*STATED PROBLEM*: Below are entries. Reproduce exactly the lines between the line holding "Convert this chart to D3.js code." and the line holding "const y = d3.scaleLinear().domain([0,100]).range([B,T]);", inclusive, and only those.

A run of records
------------------------------------------------

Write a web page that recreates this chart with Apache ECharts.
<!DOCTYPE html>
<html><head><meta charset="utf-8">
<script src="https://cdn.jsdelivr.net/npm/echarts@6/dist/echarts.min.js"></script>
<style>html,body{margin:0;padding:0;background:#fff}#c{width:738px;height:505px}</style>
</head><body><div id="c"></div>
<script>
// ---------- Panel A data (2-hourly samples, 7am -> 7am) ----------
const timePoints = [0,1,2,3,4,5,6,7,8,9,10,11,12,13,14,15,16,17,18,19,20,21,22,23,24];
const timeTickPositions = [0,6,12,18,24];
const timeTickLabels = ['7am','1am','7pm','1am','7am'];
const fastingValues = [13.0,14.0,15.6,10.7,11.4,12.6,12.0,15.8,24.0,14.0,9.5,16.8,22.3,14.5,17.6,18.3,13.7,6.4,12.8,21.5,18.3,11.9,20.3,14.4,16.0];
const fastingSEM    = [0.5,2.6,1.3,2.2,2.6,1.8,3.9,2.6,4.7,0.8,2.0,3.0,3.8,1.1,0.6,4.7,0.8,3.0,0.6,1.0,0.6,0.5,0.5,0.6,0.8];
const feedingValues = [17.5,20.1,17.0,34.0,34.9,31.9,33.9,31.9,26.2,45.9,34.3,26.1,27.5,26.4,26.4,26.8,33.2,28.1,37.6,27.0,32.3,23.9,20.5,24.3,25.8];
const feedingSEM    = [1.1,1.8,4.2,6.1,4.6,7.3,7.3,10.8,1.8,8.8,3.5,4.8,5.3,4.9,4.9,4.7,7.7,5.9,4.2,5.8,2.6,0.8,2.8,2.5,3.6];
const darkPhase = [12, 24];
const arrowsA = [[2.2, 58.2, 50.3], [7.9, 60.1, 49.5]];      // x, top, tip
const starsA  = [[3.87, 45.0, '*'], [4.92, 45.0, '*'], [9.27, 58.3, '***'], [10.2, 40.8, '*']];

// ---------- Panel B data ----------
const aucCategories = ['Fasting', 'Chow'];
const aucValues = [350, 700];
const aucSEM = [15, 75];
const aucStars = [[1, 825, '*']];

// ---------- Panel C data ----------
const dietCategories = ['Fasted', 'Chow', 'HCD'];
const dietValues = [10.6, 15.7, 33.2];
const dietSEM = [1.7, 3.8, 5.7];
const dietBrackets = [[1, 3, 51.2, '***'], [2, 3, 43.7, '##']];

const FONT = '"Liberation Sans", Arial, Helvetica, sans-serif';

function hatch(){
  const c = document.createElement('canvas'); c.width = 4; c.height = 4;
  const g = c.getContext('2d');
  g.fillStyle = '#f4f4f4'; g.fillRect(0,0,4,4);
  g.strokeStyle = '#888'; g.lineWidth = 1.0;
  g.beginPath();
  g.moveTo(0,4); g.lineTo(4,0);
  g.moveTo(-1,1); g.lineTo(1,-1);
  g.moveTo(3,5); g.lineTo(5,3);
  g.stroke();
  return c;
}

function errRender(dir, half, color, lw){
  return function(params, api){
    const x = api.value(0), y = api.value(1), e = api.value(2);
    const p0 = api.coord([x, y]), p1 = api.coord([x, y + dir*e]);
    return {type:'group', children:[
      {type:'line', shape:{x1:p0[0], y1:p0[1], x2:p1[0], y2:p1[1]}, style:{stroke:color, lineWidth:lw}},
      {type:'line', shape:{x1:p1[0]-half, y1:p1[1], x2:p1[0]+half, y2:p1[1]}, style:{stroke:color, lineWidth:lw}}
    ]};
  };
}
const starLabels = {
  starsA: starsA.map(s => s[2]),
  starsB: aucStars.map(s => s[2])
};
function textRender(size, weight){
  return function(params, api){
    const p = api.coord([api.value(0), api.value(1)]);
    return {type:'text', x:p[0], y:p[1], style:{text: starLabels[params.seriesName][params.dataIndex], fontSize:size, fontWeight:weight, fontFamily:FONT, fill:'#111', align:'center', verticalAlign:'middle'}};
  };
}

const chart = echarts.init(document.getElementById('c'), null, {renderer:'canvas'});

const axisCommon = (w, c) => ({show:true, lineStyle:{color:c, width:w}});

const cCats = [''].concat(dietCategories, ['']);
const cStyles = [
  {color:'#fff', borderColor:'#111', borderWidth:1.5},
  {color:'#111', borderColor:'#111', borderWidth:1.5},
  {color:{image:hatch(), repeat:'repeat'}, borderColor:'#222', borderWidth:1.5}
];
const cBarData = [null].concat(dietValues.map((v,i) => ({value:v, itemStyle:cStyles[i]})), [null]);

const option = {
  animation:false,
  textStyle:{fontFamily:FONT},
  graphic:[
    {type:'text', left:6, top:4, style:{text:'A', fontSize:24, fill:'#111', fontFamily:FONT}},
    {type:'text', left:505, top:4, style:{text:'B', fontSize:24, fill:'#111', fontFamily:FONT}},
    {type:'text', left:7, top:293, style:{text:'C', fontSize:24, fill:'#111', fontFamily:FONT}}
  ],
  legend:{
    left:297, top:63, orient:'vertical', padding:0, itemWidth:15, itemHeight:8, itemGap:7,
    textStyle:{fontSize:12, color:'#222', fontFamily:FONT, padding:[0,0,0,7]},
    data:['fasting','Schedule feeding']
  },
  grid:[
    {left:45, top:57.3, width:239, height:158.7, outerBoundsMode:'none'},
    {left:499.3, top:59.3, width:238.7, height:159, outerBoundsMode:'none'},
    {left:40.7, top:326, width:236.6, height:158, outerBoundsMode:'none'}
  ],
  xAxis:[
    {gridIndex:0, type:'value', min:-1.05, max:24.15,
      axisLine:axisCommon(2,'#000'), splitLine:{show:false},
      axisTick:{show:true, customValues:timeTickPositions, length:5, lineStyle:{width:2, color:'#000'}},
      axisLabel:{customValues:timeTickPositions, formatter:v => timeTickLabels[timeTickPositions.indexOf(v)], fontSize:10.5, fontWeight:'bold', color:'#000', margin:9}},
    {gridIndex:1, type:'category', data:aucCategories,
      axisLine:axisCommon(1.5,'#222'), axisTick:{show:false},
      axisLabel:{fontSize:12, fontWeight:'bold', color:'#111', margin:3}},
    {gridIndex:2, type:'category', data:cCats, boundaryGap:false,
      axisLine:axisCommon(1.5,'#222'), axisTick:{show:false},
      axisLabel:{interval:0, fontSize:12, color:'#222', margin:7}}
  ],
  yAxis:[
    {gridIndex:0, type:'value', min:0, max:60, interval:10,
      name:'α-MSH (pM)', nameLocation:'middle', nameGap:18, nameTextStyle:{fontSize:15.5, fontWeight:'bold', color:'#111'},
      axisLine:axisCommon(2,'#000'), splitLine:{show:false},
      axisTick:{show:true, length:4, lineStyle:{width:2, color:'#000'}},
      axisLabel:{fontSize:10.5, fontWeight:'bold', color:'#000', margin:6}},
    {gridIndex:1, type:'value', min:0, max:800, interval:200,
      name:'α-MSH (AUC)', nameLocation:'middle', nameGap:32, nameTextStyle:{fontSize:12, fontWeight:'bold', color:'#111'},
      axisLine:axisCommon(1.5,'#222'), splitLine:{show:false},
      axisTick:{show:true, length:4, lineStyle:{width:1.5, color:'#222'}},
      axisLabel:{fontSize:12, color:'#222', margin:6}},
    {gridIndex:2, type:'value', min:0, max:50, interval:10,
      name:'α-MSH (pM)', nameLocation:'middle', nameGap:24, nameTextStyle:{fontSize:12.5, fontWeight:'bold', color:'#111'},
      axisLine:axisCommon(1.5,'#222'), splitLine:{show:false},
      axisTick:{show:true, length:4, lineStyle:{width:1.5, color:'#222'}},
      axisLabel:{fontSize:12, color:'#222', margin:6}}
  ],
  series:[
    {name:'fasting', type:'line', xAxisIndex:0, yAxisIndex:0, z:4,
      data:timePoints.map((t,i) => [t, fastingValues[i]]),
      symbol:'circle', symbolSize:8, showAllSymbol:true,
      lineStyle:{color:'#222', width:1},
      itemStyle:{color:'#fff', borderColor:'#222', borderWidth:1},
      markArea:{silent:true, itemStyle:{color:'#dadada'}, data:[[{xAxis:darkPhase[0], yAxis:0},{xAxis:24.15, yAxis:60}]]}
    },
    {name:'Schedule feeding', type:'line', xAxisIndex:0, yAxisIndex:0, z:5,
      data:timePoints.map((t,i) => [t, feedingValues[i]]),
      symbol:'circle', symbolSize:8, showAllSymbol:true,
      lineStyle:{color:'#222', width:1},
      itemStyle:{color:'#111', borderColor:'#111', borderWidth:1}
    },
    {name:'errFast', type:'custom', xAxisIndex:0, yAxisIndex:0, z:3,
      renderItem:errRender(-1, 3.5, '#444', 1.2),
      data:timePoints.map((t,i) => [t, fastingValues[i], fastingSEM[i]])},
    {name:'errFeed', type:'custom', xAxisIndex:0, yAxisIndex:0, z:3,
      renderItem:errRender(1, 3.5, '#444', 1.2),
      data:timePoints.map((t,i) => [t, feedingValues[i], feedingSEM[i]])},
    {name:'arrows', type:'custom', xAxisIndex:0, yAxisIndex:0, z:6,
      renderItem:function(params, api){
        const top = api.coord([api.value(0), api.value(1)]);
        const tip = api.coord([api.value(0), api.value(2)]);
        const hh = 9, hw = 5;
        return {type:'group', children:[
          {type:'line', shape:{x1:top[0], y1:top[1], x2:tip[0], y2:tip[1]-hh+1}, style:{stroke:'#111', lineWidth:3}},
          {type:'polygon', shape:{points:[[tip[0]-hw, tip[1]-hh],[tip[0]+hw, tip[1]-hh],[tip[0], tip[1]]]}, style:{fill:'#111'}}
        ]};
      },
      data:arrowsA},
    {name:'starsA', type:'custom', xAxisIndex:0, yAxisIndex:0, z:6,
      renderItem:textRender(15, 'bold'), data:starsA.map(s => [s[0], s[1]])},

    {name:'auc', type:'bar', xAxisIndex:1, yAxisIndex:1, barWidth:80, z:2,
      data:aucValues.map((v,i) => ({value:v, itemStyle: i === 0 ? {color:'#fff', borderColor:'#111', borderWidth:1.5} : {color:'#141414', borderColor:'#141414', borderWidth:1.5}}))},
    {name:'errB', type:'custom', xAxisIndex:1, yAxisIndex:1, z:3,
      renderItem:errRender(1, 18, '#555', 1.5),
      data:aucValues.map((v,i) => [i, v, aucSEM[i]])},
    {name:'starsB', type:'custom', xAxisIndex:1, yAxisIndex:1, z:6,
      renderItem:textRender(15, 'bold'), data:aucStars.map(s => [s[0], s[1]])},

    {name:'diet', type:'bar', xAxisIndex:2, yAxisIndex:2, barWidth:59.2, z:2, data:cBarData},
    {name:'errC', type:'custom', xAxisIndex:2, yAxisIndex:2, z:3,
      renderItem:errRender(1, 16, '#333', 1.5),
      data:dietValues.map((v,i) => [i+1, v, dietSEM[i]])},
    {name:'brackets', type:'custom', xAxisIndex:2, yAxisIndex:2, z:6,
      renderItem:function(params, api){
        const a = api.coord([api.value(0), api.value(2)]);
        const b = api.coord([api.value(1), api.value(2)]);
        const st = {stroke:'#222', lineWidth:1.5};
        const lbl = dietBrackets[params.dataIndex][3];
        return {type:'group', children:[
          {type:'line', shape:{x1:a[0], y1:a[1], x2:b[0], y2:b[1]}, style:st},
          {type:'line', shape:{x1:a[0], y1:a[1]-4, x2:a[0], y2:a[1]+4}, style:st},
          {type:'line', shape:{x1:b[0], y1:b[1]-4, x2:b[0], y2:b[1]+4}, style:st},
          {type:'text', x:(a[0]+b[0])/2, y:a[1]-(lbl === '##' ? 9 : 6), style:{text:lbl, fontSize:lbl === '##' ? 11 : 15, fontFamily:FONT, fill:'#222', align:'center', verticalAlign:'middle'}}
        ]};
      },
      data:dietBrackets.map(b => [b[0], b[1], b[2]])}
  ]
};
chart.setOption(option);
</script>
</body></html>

------------------------------------------------

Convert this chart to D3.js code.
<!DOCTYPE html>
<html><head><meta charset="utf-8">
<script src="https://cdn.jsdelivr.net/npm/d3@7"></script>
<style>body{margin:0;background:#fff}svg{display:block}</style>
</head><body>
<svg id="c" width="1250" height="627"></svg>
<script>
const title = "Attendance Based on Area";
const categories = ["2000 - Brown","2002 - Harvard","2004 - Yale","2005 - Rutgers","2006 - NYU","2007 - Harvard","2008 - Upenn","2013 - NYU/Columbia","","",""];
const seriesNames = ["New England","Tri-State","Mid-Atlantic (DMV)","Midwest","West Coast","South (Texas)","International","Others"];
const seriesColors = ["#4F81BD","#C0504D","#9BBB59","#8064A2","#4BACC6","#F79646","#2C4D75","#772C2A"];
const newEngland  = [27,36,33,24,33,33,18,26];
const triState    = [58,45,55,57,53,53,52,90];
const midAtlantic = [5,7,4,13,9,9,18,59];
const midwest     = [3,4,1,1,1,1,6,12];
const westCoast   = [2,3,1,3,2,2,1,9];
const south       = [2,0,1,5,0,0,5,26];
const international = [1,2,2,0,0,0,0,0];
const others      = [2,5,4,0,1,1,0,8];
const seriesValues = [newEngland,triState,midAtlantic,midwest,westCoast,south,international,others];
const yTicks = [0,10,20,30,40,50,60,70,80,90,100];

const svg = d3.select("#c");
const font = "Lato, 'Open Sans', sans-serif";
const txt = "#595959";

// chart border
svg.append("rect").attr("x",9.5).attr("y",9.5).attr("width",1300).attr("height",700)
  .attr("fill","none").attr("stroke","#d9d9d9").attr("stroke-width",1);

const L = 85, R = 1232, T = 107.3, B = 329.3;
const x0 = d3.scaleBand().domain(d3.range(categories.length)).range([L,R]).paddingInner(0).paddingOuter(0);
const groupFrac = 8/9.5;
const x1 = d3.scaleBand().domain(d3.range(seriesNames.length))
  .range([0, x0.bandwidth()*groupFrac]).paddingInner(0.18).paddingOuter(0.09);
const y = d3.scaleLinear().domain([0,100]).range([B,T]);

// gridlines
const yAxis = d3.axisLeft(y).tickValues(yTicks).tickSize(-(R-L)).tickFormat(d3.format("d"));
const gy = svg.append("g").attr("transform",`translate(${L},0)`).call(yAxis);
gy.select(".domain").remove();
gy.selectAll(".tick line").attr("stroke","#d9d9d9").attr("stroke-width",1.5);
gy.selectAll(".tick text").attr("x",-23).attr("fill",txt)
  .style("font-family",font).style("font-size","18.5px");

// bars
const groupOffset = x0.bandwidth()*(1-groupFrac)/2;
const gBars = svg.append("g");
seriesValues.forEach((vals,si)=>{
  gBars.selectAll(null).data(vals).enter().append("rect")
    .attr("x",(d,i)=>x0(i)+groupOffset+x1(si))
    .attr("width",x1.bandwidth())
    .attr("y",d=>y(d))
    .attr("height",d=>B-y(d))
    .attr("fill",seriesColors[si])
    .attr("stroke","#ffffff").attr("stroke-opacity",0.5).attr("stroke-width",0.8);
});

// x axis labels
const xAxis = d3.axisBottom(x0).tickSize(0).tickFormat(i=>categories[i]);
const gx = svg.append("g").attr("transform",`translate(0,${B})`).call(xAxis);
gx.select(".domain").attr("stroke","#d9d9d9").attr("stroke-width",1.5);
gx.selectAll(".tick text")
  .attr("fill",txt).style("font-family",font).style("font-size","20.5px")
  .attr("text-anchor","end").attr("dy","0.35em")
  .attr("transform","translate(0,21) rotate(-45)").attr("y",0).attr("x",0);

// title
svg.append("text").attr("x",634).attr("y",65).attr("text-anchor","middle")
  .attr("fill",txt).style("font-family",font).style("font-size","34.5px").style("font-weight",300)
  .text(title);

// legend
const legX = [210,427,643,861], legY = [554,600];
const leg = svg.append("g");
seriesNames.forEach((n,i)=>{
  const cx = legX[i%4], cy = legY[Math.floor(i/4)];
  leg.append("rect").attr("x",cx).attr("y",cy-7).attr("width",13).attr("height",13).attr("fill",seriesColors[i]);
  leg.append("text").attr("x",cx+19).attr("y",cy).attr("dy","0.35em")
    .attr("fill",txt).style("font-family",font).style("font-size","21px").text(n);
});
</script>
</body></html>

------------------------------------------------

*EXERCISE RESPONSE*:
Convert this chart to D3.js code.
<!DOCTYPE html>
<html><head><meta charset="utf-8">
<script src="https://cdn.jsdelivr.net/npm/d3@7"></script>
<style>body{margin:0;background:#fff}svg{display:block}</style>
</head><body>
<svg id="c" width="1250" height="627"></svg>
<script>
const title = "Attendance Based on Area";
const categories = ["2000 - Brown","2002 - Harvard","2004 - Yale","2005 - Rutgers","2006 - NYU","2007 - Harvard","2008 - Upenn","2013 - NYU/Columbia","","",""];
const seriesNames = ["New England","Tri-State","Mid-Atlantic (DMV)","Midwest","West Coast","South (Texas)","International","Others"];
const seriesColors = ["#4F81BD","#C0504D","#9BBB59","#8064A2","#4BACC6","#F79646","#2C4D75","#772C2A"];
const newEngland  = [27,36,33,24,33,33,18,26];
const triState    = [58,45,55,57,53,53,52,90];
const midAtlantic = [5,7,4,13,9,9,18,59];
const midwest     = [3,4,1,1,1,1,6,12];
const westCoast   = [2,3,1,3,2,2,1,9];
const south       = [2,0,1,5,0,0,5,26];
const international = [1,2,2,0,0,0,0,0];
const others      = [2,5,4,0,1,1,0,8];
const seriesValues = [newEngland,triState,midAtlantic,midwest,westCoast,south,international,others];
const yTicks = [0,10,20,30,40,50,60,70,80,90,100];

const svg = d3.select("#c");
const font = "Lato, 'Open Sans', sans-serif";
const txt = "#595959";

// chart border
svg.append("rect").attr("x",9.5).attr("y",9.5).attr("width",1300).attr("height",700)
  .attr("fill","none").attr("stroke","#d9d9d9").attr("stroke-width",1);

const L = 85, R = 1232, T = 107.3, B = 329.3;
const x0 = d3.scaleBand().domain(d3.range(categories.length)).range([L,R]).paddingInner(0).paddingOuter(0);
const groupFrac = 8/9.5;
const x1 = d3.scaleBand().domain(d3.range(seriesNames.length))
  .range([0, x0.bandwidth()*groupFrac]).paddingInner(0.18).paddingOuter(0.09);
const y = d3.scaleLinear().domain([0,100]).range([B,T]);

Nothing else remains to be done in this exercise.